Middle Ground

By Sebastian Sprenger / June 23, 2009 at 5:00 AM

In a draft white paper first reported here yesterday, Army Chief of Staff Gen. George Casey makes the case for moving the Army's "aim point" away from traditional warfare toward hybrid warfare, the oft-cited blend of high-intensity combat and guerrilla-style conflict.

The idea, Casey argues, is that a focus on the middle ground between peacetime operations and high-intensity warfare would enable the Army to do both better.

"Shifting our aim is not exchanging one 'Either-Or' position for another. Aiming more towards the center of the conflict spectrum will enable us to respond quickly and effectively to hybrid threats across the spectrum, as the situation and mission dictate."

We ran Casey's view by counterinsurgency expert John Nagl, a retired Army lieutenant colonel and president of the Center for a New American Security in Washington.
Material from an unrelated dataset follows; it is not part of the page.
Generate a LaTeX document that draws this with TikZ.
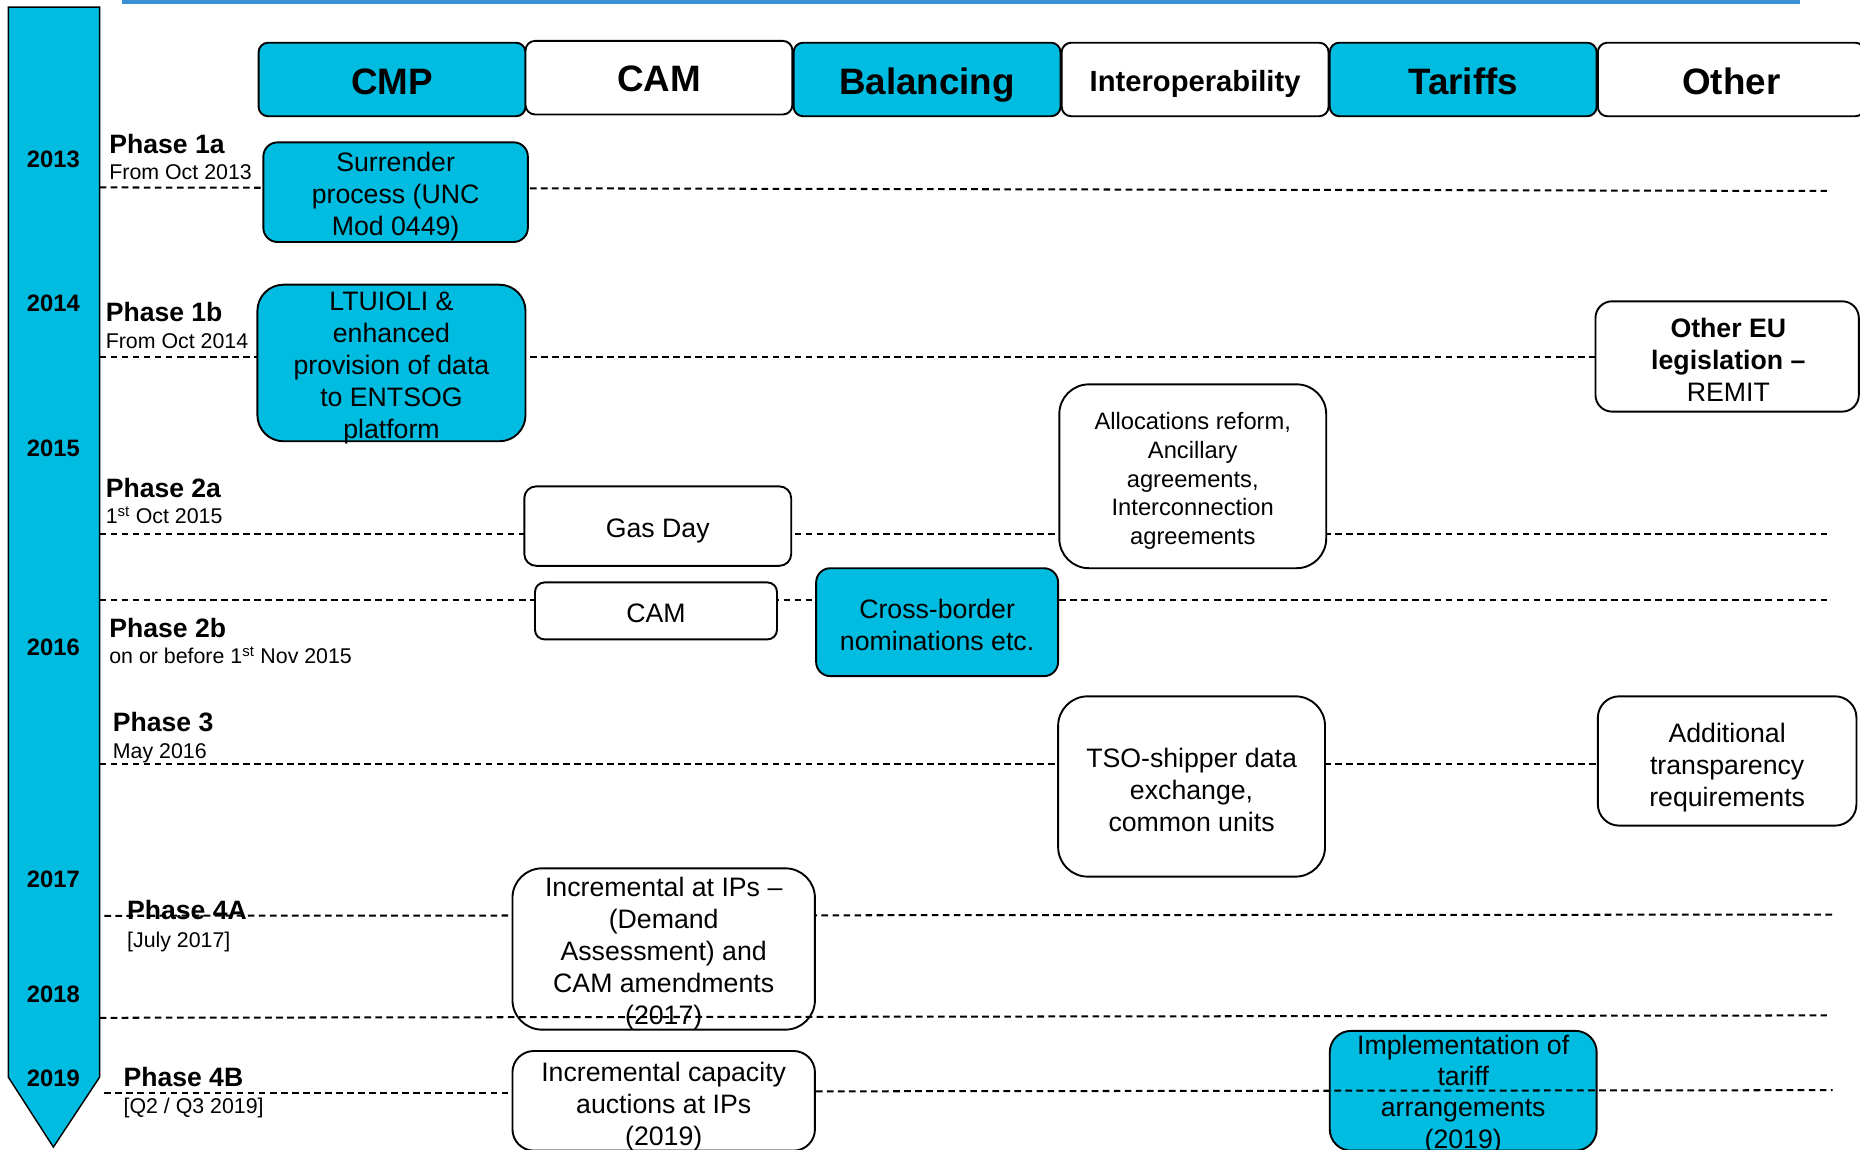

In a brief interview yesterday, Nagl called the chief's thinking a "move in the right direction."

"The interesting question is whether the Army, in fact, needs two aim points; whether some forces should be optimized for high-end conflicts -- peer and near-peer threats -- and other forces should be optimized for counterinsurgency or hybrid war. If you're going to go with single aim point, then hybrid is the right aim point, without a doubt."